A postdated check or draft will display a future date on it. A check user will often write this in to specify that they do not want to withdraw the amount of the check until the date specified. (For example, if Mike writes a check on the 14th of January, but postdates it for the 28th, the bank will not cash the check for another two weeks.)

Postdated Explained

Article 3, Section 113 of the Uniform Commercial Code (UCC) outlines the rules for postdated checks. Adopted by nearly all states in the U.S., the Uniform Commercial Code is a standard set of business laws to regulate financial contracts.
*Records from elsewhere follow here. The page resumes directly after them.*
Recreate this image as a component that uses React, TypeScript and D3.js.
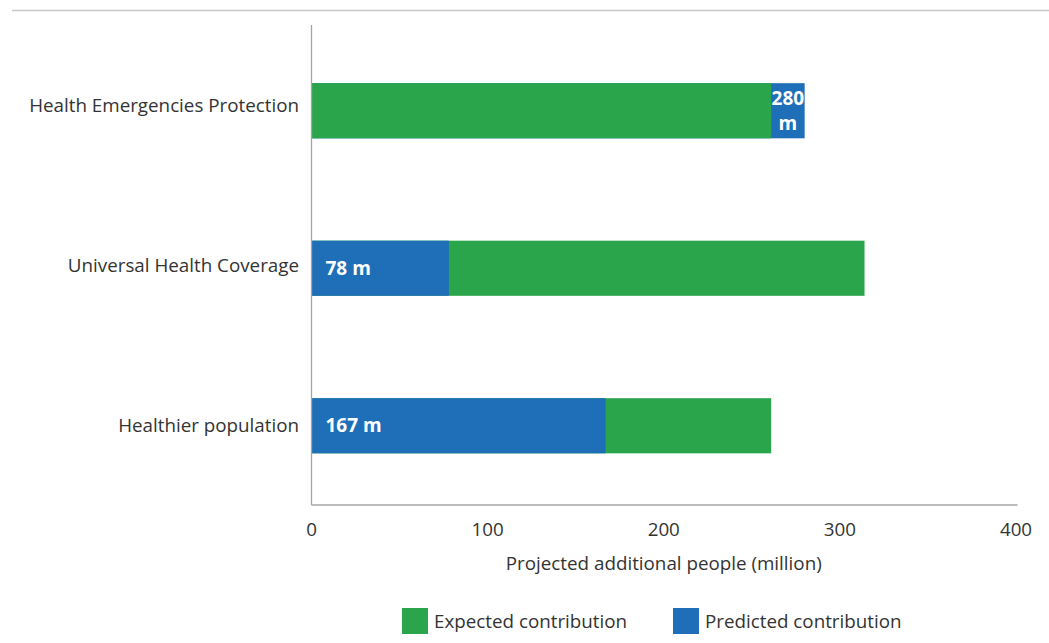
import React from "react";
import * as d3 from "d3";

// Categories and series values (million people)
const categories = [
  "Health Emergencies Protection",
  "Universal Health Coverage",
  "Healthier population",
];
const expectedValues = [261, 314, 261];
const predictedValues = [280, 78, 167];
const xTicks = [0, 100, 200, 300, 400];
const seriesNames = ["Expected contribution", "Predicted contribution"];

const W = 1049;
const H = 643;
const GREEN = "#2aa54b";
const BLUE = "#1f6fb8";
const TEXT = "#333333";
const AXIS = "#a6a6a6";
const FONT = "'Open Sans', sans-serif";

export default function App() {
  const x = d3.scaleLinear().domain([0, 400]).range([311.5, 1016]);
  const yLabel = d3.scaleBand<string>().domain(categories).range([25, 505]);
  const yBar = d3
    .scaleBand<string>()
    .domain(categories)
    .range([32, 504.5])
    .paddingInner(0.65)
    .paddingOuter(0.325);

  const labelPad = 14;
  const fontSize = 18.8;
  const boldSize = 19;

  return (
    <svg
      width={W}
      height={H}
      style={{ position: "absolute", left: 0, top: 0, background: "#fff" }}
      fontFamily={FONT}
    >
      <line x1={12} x2={W} y1={10.5} y2={10.5} stroke="#c8c8c8" strokeWidth={1.5} />

      {/* bars: the longer series sits behind the shorter one */}
      {categories.map((c, i) => {
        const e = expectedValues[i];
        const p = predictedValues[i];
        const y0 = yBar(c)!;
        const bh = yBar.bandwidth();
        const layers =
          e >= p
            ? [
                { v: e, color: GREEN },
                { v: p, color: BLUE },
              ]
            : [
                { v: p, color: BLUE },
                { v: e, color: GREEN },
              ];
        // visible part of the predicted bar
        const segStart = e >= p ? x(0) : x(e);
        const segEnd = x(p);
        const segW = segEnd - segStart;
        const label = `${p} m`;
        const approxW = label.length * boldSize * 0.6;
        const fits = segW > approxW + labelPad * 2;
        const cy = y0 + bh / 2;
        return (
          <g key={c}>
            {layers.map((l, k) => (
              <rect
                key={k}
                x={x(0)}
                y={y0}
                width={x(l.v) - x(0)}
                height={bh}
                fill={l.color}
              />
            ))}
            {fits ? (
              <text
                x={segStart + labelPad}
                y={cy}
                dy="0.35em"
                fill="#fff"
                fontWeight={700}
                fontSize={boldSize}
              >
                {label}
              </text>
            ) : (
              <text
                x={(segStart + segEnd) / 2}
                y={cy}
                textAnchor="middle"
                fill="#fff"
                fontWeight={700}
                fontSize={boldSize}
              >
                {label.split(" ").map((w, k, arr) => (
                  <tspan
                    key={k}
                    x={(segStart + segEnd) / 2}
                    dy={k === 0 ? -((arr.length - 1) * 25) / 2 + 0.35 * boldSize : 25}
                  >
                    {w}
                  </tspan>
                ))}
              </text>
            )}
          </g>
        );
      })}

      {/* axes */}
      <line x1={x(0)} x2={x(0)} y1={25} y2={505} stroke={AXIS} strokeWidth={1.3} />
      <line x1={x(0)} x2={1017.5} y1={505} y2={505} stroke={AXIS} strokeWidth={1.3} />

      {categories.map((c) => (
        <text
          key={c}
          x={299}
          y={yLabel(c)! + yLabel.bandwidth() / 2}
          dy="0.35em"
          textAnchor="end"
          fill={TEXT}
          fontSize={fontSize}
        >
          {c}
        </text>
      ))}

      {xTicks.map((t) => (
        <text
          key={t}
          x={x(t)}
          y={536}
          textAnchor="middle"
          fill={TEXT}
          fontSize={fontSize}
        >
          {t}
        </text>
      ))}
      <text
        x={(x(0) + x(400)) / 2}
        y={570}
        textAnchor="middle"
        fill={TEXT}
        fontSize={fontSize}
      >
        Projected additional people (million)
      </text>

      {/* legend */}
      {seriesNames.map((s, i) => {
        const lx = [402, 673][i];
        return (
          <g key={s}>
            <rect x={lx} y={608} width={26} height={26} fill={i === 0 ? GREEN : BLUE} />
            <text x={lx + 32} y={628} fill={TEXT} fontSize={fontSize}>
              {s}
            </text>
          </g>
        );
      })}
    </svg>
  );
}
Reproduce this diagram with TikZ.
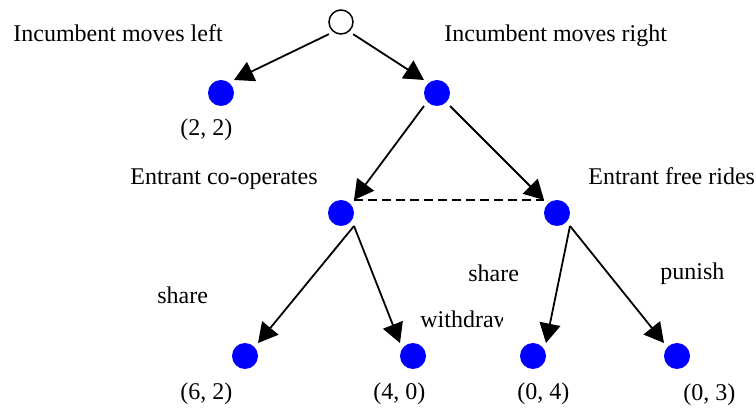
\documentclass[tikz,border=0pt]{standalone}
\usepackage{fontspec}
\setmainfont{Liberation Serif}
\usetikzlibrary{arrows.meta}

\begin{document}
\begin{tikzpicture}[
  x=0.5pt,
  y=-0.5pt,
  every node/.style={font=\fontsize{12}{14}\selectfont, inner sep=0pt},
  start/.style={circle, draw, line width=0.75pt, fill=white, minimum size=12pt, outer sep=2.6pt},
  dot/.style={circle, fill=blue, minimum size=13pt, outer sep=2.7pt},
  move/.style={line width=0.9pt, -{Triangle[length=9.75pt, width=10.5pt]}},
  info/.style={line width=0.9pt, dash pattern=on 4.5pt off 2.5pt}
]
  \useasboundingbox (0,0) rectangle (756,411);

  % ---- decision points ------------------------------------------------
  \node[start] (root) at (341,22) {};
  \node[dot] (incl) at (221,93) {};
  \node[dot] (incr) at (437,93) {};
  \node[dot] (coop) at (341,213) {};
  \node[dot] (free) at (557,213) {};

  % ---- end points -----------------------------------------------------
  \node[dot] (end1) at (245,356) {};
  \node[dot] (end2) at (413,356) {};
  \node[dot] (end3) at (533,356) {};
  \node[dot] (end4) at (677,356) {};

  % ---- incumbent's moves ----------------------------------------------
  \draw[move] (root.south west) -- (incl.north east);
  \draw[move] (root.south east) -- (incr.north west);
  \node[anchor=base west] (lblleft) at (13,42) {Incumbent moves left};
  \node[anchor=base west] (lblright) at (444,42) {Incumbent moves right};
  \node[anchor=base west] (pay22) at (180,136) {(2, 2)};

  % ---- entrant's moves ------------------------------------------------
  \draw[move] (incr.south west) -- (coop.north east);
  \draw[move] (incr.south east) -- (free.north west);
  \draw[info] (coop.north east) -- (free.north west);
  \node[anchor=base east] (lblcoop) at (318,185) {Entrant co-operates};
  \node[anchor=base west] (lblfree) at (588,185) {Entrant free rides};

  % ---- incumbent's reply ----------------------------------------------
  \draw[move] (coop.south east) -- (end1.north east);
  \draw[move] (coop.south east) -- (end2.north west);
  \draw[move] (free.south east) -- (end3.north east);
  \draw[move] (free.south east) -- (end4.north west);
  \node[anchor=base west] (lblshare1) at (157,304) {share};
  \begin{scope}
    \clip (400,300) rectangle (502,340);
    \node[anchor=base west] (lblwithdraw) at (420,328) {withdraw};
  \end{scope}
  \node[anchor=base west] (lblshare2) at (468,282) {share};
  \node[anchor=base west] (lblpunish) at (660,280) {punish};

  % ---- pay-offs -------------------------------------------------------
  \node[anchor=base west] (pay62) at (180,400) {(6, 2)};
  \node[anchor=base west] (pay40) at (373,400) {(4, 0)};
  \node[anchor=base west] (pay04) at (517,400) {(0, 4)};
  \node[anchor=base west] (pay03) at (683,401) {(0, 3)};
\end{tikzpicture}
\end{document}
The UCC better enables lenders to loan money, secured by a borrower's personal property.

Postdated Checks and Payday Loans

Customers who take out payday loans frequently use postdated checks, which most banks will honor.

A payday loan is a form of short-term borrowing, which many regard as very risky. In a payday loan, an individual borrows a small amount (usually $100 to $1,500) at a high rate of interest. (For example, $17.50 per $100 for seven days can translates to a rate of more than 900% on an annualized basis.)

A payday borrower will typically write a post-dated personal check in the amount they wish to borrow, plus a fee, in exchange for cash. The lender, who initially delivered the cash to the borrower, will cash the borrower’s check on the agreed-upon date. This usually occurs on the borrower's next payday.

Most borrowers using payday loans have poor credit and low incomes. They may not have access to credit cards, forcing them to use the services of a local or regional payday loan company. To add further risk, payday loans can be rolled over for additional finance charges.

Many know payday loans as cash advance loans, check advance loans, post-dated check loans, deferred deposit check loans, and/or quick cash loans.

Additional Risks Related to Postdated Checks

Since a time lag exists between when a person writes a postdated check and when a banker cashes it, sensitive information can remain exposed and vulnerable for days, weeks, or even a month. The opportunity for identity theft is high. Identity theft occurs when someone obtains personal or financial information of another person in order to assume that person's identity to make transactions or purchases.